*What to work on*. Find all lines in the listing that include the word "this", then copy them.

*Task material*.
═══
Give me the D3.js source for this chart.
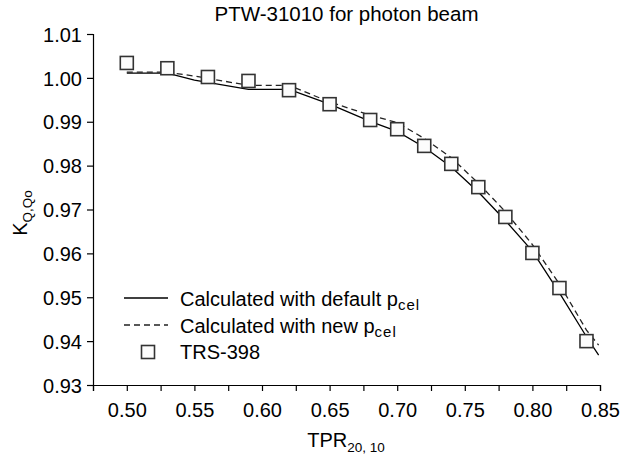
═══
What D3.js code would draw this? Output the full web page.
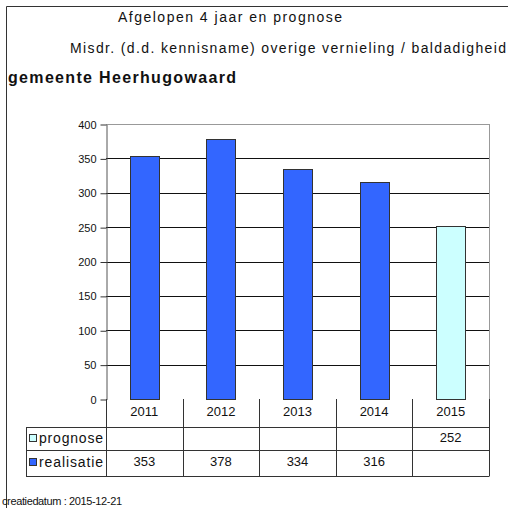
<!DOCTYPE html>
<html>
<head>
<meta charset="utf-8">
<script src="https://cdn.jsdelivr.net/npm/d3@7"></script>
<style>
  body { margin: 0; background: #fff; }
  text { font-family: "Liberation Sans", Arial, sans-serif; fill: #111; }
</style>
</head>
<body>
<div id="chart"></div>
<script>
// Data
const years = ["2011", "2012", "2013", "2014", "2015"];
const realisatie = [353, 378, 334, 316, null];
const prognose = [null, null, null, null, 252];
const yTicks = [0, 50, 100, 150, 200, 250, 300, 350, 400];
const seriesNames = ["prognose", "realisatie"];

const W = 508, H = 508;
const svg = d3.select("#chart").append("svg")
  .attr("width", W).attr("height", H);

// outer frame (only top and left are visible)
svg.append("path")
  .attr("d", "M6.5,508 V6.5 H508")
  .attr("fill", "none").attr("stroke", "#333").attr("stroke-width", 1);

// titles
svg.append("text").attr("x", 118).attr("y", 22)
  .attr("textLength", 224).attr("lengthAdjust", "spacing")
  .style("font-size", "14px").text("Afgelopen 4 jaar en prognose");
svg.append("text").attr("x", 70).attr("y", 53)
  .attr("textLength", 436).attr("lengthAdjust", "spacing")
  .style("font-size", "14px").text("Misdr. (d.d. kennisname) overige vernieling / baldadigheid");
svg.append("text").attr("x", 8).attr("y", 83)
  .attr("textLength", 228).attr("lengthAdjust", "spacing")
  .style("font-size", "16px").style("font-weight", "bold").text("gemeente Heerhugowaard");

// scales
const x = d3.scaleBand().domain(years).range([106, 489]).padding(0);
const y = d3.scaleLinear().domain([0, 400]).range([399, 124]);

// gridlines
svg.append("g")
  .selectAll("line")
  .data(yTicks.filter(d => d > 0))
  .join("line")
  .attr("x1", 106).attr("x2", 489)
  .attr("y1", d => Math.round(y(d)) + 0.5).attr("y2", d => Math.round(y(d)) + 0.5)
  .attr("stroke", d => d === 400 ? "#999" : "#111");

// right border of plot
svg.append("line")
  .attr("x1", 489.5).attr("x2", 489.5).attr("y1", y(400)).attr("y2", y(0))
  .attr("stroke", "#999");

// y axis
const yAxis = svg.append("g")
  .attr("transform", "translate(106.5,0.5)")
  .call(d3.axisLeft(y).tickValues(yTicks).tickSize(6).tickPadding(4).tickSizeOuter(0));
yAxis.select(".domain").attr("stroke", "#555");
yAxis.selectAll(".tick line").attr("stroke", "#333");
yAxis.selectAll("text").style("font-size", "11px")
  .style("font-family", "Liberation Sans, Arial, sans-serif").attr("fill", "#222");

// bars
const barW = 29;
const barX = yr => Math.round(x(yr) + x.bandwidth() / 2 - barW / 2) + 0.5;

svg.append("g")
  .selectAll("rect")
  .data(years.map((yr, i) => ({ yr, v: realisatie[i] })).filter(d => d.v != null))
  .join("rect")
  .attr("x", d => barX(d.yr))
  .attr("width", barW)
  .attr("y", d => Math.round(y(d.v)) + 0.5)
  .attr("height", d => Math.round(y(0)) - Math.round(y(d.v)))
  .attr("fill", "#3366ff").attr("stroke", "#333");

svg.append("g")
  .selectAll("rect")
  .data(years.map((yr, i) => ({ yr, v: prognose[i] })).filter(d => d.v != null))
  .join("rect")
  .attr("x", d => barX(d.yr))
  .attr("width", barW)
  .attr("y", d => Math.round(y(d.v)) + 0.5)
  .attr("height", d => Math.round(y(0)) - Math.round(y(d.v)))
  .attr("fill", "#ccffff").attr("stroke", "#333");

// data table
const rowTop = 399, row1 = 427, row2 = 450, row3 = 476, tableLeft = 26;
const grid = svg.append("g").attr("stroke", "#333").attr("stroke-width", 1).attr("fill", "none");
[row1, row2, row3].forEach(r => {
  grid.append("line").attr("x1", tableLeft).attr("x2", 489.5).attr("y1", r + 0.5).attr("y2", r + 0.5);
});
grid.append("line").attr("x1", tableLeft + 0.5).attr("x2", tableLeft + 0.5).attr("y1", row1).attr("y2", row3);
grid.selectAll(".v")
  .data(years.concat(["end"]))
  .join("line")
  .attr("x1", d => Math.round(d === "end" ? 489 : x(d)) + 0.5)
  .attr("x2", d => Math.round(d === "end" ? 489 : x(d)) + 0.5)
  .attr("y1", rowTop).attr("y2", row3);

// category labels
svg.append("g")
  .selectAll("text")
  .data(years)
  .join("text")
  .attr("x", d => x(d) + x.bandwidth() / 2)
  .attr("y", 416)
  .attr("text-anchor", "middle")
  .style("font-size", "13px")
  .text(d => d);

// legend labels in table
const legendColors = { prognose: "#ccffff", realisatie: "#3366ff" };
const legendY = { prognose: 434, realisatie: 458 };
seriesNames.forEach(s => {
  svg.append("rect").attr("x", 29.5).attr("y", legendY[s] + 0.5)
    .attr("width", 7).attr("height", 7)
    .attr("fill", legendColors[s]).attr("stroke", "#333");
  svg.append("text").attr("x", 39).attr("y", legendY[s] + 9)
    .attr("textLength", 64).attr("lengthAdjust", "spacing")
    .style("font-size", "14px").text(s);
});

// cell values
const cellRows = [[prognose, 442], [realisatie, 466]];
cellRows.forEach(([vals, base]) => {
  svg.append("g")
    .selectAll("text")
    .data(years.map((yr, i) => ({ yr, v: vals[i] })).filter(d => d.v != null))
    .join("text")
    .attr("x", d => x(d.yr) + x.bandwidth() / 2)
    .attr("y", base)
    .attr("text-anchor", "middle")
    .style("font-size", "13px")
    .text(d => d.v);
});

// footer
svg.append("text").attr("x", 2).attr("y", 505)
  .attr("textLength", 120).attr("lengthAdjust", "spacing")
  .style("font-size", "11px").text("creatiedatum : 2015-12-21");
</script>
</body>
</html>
═══
*The response*.
Give me the D3.js source for this chart.
What D3.js code would draw this? Output the full web page.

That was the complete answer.